[Entries with chart source code]
-- Start --

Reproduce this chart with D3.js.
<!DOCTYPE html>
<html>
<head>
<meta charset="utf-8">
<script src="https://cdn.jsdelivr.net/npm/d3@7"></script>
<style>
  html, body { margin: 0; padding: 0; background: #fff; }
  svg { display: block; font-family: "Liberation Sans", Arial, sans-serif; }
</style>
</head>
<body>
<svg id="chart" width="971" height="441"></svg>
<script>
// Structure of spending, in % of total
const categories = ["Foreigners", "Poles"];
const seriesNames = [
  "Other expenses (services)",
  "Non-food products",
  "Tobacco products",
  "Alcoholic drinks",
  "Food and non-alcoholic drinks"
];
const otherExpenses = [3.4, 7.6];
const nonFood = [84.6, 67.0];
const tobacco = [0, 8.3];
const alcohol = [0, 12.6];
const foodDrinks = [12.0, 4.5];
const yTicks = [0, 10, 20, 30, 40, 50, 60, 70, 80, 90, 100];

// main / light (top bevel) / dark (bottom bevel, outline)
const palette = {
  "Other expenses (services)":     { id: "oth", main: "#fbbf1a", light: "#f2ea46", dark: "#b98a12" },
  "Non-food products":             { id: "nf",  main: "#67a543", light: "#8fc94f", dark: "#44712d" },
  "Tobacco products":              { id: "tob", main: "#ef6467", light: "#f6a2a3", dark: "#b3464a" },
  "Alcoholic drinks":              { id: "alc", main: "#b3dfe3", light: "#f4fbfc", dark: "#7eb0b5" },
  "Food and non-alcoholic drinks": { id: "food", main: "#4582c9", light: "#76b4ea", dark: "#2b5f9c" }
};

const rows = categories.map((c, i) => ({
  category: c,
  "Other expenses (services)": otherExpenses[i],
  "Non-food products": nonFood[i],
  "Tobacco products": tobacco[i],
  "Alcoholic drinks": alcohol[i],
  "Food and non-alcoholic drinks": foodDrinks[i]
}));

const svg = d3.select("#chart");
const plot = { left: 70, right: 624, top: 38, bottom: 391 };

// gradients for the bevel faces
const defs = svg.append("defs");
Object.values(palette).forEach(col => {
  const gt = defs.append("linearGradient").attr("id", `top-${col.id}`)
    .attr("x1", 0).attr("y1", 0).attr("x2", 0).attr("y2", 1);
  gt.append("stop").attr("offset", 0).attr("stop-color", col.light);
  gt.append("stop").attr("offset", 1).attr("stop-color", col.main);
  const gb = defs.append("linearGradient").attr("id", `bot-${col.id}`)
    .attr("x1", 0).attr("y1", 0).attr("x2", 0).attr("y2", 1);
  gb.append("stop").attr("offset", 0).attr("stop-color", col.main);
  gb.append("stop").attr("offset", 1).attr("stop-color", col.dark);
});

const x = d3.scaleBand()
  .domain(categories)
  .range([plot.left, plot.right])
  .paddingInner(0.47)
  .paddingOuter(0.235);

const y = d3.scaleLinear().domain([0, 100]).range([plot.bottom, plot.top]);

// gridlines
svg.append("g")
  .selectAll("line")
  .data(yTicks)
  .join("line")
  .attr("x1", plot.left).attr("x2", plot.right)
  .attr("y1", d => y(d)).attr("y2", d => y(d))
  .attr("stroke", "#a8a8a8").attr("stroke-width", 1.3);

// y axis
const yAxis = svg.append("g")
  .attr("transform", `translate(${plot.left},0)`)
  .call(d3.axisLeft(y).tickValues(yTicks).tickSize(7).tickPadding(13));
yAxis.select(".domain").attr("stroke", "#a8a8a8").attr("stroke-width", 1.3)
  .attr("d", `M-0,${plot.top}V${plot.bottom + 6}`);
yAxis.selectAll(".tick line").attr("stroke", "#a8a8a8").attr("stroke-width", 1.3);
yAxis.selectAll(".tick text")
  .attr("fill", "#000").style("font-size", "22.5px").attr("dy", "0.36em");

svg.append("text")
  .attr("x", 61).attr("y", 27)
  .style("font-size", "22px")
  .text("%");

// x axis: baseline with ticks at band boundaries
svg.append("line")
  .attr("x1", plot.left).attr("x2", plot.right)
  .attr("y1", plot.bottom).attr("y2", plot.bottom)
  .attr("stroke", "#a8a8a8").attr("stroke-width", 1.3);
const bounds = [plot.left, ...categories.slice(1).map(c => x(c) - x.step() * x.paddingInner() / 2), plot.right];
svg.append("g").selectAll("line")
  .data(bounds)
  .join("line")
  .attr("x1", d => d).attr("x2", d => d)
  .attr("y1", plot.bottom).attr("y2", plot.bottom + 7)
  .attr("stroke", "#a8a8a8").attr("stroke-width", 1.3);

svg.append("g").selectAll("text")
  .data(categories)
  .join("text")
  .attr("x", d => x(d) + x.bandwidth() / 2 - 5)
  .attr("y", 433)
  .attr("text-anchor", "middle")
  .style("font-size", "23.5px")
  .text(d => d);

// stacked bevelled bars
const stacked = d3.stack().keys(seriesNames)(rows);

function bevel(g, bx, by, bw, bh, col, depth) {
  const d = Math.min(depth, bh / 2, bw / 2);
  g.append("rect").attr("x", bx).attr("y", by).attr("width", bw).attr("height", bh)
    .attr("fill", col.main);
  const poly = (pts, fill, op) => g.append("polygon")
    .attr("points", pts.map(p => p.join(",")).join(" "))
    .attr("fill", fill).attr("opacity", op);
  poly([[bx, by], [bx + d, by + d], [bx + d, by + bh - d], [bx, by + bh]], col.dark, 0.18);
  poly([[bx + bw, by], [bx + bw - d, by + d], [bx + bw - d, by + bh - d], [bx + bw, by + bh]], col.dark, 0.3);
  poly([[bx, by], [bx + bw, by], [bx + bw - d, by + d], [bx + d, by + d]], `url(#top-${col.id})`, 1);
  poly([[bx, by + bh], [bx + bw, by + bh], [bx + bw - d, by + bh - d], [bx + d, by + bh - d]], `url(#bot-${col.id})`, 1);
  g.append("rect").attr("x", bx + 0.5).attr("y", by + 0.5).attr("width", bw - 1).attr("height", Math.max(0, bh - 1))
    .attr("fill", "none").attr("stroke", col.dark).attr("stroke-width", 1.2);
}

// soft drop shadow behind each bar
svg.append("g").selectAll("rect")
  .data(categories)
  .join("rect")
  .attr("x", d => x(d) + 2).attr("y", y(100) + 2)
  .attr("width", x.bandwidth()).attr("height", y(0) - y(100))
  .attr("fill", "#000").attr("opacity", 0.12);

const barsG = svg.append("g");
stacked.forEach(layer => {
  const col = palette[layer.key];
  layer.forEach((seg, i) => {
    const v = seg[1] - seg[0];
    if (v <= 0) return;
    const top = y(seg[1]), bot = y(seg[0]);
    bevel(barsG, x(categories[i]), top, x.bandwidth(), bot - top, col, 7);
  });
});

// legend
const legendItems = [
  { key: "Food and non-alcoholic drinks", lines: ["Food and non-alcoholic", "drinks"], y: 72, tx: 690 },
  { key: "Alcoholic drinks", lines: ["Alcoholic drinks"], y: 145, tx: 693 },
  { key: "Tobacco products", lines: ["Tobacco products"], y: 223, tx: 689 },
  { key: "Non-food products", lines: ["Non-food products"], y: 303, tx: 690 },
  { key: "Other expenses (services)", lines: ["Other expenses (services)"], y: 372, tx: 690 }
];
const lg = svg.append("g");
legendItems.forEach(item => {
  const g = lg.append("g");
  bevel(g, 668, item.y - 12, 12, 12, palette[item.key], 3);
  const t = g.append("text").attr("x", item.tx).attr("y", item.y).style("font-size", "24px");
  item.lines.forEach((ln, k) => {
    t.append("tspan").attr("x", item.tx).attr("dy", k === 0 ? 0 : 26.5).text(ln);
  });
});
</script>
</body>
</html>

-- End --
-- Start --

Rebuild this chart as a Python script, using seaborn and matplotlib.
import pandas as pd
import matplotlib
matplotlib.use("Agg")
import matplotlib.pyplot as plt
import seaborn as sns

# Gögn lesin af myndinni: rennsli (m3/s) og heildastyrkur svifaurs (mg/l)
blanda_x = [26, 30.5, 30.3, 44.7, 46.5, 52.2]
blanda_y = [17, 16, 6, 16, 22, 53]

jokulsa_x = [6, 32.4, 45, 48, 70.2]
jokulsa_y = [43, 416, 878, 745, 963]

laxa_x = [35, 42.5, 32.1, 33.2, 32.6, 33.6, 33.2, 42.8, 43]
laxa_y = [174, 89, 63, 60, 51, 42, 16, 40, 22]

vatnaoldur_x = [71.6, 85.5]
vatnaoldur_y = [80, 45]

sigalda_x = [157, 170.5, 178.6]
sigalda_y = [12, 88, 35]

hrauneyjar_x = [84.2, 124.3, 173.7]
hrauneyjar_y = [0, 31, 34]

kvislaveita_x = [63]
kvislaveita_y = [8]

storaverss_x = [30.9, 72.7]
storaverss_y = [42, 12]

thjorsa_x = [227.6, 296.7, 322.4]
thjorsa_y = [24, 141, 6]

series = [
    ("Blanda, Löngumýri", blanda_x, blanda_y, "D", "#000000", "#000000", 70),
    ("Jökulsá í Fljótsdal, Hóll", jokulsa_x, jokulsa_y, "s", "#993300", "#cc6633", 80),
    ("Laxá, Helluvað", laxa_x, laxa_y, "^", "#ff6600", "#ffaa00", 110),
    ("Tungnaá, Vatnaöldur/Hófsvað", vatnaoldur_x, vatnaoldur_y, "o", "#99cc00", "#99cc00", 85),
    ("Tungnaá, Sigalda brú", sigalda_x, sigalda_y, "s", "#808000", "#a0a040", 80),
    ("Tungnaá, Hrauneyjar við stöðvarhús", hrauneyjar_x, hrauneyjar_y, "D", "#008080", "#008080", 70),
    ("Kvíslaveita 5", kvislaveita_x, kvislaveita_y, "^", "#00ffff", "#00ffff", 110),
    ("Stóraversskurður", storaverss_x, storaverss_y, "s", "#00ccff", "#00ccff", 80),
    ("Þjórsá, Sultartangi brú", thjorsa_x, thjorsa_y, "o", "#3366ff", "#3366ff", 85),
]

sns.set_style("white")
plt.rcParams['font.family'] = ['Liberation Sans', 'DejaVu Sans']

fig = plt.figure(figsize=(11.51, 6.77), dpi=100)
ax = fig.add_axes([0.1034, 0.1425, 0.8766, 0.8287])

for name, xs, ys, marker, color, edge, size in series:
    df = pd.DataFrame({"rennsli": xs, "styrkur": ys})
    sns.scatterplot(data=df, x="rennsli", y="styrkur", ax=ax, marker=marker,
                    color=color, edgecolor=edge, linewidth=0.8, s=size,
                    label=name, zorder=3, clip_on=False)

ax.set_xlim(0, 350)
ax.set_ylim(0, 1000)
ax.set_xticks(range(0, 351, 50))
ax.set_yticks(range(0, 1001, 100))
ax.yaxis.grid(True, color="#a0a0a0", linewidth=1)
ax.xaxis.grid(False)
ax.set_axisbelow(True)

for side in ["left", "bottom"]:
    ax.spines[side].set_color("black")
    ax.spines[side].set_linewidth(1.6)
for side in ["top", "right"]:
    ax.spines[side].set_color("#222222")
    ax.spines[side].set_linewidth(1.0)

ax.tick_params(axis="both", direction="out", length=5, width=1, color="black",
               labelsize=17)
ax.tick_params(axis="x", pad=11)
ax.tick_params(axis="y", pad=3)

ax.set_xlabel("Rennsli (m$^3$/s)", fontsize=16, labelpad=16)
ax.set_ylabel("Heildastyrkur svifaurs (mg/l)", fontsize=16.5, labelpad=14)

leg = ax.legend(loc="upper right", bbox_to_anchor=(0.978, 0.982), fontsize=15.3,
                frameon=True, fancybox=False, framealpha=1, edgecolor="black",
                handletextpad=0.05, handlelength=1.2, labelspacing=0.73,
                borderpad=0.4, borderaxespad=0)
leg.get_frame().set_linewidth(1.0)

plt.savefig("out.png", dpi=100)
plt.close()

-- End --

*Exercise prompt*. Starting with the line that contains "Rebuild this chart", repeat each line exactly, and stop once the line that contains "import seaborn as sns" has been repeated.

*Task response*.
Rebuild this chart as a Python script, using seaborn and matplotlib.
import pandas as pd
import matplotlib
matplotlib.use("Agg")
import matplotlib.pyplot as plt
import seaborn as sns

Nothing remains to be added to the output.